## Start Items

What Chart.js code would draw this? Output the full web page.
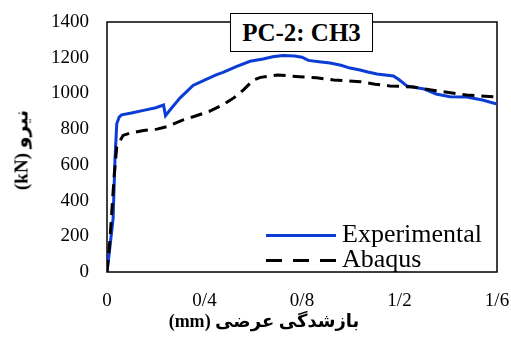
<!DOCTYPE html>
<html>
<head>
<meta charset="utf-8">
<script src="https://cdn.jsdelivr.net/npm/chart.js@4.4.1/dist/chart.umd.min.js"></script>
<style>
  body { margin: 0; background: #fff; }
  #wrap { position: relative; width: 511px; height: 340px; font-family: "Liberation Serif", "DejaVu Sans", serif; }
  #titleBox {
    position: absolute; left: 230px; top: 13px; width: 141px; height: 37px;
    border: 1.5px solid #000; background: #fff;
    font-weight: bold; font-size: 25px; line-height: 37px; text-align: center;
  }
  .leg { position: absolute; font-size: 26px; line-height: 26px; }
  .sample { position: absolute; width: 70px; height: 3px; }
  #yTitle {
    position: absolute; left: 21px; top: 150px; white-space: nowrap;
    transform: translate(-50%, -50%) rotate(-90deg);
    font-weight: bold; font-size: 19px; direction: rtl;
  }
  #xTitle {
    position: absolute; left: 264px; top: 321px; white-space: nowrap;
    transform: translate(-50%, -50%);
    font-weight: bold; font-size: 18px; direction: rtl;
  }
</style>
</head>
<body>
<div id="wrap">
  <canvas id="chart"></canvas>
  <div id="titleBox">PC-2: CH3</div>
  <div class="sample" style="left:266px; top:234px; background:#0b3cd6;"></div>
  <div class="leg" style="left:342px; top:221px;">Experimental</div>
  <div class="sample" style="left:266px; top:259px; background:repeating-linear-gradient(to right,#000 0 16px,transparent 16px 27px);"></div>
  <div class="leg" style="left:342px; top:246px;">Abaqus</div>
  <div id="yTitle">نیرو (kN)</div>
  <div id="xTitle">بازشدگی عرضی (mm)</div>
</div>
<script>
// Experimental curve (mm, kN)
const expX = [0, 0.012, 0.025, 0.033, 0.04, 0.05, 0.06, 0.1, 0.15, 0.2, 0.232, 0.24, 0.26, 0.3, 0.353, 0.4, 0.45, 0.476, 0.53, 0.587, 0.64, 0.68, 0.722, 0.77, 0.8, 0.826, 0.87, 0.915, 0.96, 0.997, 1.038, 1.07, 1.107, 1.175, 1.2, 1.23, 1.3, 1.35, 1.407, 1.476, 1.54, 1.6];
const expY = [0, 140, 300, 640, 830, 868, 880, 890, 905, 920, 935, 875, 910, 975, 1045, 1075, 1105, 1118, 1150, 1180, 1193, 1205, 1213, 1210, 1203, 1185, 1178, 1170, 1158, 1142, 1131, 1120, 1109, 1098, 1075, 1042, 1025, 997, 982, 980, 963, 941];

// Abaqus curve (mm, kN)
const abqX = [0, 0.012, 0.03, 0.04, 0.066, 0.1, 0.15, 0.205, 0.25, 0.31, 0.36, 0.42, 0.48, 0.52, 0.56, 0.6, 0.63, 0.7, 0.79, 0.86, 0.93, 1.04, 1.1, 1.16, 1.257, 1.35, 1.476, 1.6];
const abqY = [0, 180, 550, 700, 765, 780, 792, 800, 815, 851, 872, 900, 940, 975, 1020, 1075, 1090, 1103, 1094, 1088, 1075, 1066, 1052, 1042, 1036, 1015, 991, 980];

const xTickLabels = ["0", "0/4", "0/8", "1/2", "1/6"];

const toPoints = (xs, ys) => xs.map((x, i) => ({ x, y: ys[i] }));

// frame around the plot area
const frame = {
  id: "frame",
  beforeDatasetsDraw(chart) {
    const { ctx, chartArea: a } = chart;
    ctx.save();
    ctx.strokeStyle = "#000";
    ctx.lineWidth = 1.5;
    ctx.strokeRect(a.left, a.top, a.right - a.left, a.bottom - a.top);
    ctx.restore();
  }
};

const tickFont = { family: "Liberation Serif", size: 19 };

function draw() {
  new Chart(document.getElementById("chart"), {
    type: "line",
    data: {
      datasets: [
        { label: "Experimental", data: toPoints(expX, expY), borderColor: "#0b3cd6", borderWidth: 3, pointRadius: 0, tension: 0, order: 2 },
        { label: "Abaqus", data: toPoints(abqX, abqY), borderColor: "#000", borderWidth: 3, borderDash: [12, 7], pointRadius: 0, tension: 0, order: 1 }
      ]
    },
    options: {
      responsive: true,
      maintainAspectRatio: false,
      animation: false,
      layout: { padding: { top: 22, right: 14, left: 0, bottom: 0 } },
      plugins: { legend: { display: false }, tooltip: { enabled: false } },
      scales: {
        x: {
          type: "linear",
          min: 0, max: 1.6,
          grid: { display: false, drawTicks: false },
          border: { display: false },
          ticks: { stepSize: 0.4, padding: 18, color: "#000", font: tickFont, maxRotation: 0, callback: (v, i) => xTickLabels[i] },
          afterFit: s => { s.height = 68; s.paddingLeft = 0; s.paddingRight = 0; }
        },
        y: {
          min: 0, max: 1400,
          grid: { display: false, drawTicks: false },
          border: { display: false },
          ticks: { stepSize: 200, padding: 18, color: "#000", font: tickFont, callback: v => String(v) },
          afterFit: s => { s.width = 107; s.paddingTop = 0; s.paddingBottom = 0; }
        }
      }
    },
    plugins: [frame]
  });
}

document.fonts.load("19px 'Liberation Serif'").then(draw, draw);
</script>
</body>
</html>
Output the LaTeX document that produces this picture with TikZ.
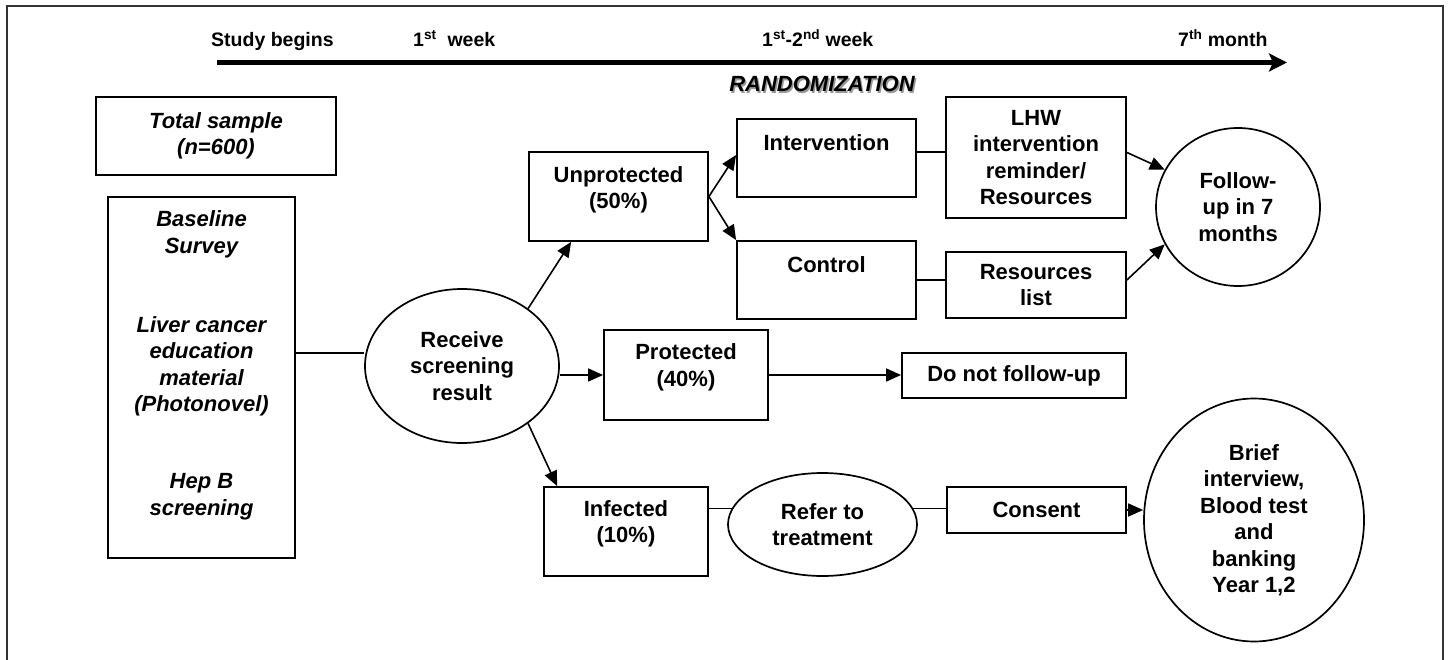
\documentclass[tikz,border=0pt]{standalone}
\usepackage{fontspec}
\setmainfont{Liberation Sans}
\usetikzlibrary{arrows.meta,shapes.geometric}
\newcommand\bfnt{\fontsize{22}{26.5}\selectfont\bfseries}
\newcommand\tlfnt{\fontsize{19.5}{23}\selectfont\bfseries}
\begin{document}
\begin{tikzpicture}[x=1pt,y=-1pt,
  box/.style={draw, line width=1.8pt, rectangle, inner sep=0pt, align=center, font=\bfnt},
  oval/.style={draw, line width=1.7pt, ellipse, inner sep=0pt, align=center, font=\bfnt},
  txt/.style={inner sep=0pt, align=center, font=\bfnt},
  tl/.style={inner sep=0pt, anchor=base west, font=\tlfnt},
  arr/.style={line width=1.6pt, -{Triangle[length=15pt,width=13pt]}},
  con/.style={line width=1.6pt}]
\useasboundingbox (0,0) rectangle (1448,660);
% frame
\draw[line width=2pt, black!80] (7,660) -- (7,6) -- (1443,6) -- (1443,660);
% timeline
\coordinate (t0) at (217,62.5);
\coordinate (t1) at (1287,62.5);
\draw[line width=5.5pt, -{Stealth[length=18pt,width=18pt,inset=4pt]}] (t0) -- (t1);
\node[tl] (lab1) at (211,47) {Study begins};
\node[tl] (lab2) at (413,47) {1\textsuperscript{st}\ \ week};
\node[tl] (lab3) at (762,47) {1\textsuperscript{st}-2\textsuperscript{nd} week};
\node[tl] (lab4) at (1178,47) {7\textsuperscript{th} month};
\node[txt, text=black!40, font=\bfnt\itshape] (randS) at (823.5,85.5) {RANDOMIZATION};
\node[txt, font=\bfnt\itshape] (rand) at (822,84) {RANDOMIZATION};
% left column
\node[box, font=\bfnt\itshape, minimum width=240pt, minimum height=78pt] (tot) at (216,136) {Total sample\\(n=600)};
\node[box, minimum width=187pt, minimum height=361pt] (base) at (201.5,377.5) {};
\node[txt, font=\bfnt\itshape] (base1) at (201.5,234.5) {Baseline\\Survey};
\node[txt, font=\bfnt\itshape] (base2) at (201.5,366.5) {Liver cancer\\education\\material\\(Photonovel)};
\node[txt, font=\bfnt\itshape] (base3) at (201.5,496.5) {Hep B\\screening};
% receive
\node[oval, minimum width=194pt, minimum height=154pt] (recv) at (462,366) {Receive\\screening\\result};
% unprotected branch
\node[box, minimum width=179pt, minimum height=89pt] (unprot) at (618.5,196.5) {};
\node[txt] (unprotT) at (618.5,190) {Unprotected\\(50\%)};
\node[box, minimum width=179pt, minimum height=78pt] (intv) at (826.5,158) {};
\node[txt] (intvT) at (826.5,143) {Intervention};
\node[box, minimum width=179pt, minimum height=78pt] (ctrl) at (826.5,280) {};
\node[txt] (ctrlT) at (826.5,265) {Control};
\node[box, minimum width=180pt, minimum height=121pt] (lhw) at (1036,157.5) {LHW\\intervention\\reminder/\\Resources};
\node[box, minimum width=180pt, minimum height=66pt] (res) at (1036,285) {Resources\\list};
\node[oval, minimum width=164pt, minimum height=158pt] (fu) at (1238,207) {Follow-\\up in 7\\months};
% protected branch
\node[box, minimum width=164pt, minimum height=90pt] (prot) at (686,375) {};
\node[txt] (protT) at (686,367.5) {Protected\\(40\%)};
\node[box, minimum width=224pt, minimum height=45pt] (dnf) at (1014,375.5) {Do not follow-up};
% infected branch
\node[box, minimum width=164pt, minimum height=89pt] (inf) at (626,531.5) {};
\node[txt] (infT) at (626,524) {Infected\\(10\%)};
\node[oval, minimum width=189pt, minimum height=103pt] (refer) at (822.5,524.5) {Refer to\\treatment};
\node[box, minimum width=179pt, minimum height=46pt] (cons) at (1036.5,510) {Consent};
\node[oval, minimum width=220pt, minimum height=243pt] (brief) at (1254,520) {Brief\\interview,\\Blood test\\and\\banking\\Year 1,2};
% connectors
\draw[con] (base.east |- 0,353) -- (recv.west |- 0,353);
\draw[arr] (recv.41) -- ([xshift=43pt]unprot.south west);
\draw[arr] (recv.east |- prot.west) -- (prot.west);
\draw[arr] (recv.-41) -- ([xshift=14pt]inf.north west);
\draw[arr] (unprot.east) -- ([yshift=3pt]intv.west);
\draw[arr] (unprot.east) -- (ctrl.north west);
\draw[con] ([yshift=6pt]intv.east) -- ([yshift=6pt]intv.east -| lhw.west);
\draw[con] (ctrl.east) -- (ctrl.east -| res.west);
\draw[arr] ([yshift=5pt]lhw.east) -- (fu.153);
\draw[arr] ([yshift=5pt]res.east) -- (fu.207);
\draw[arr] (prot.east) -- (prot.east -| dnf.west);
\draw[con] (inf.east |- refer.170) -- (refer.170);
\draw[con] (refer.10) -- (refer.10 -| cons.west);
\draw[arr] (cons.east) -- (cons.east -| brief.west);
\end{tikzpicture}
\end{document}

## End Items

*Objective*. Copy out each line of the records where the string "Output" appears.

*Finished answer*.
What Chart.js code would draw this? Output the full web page.
Output the LaTeX document that produces this picture with TikZ.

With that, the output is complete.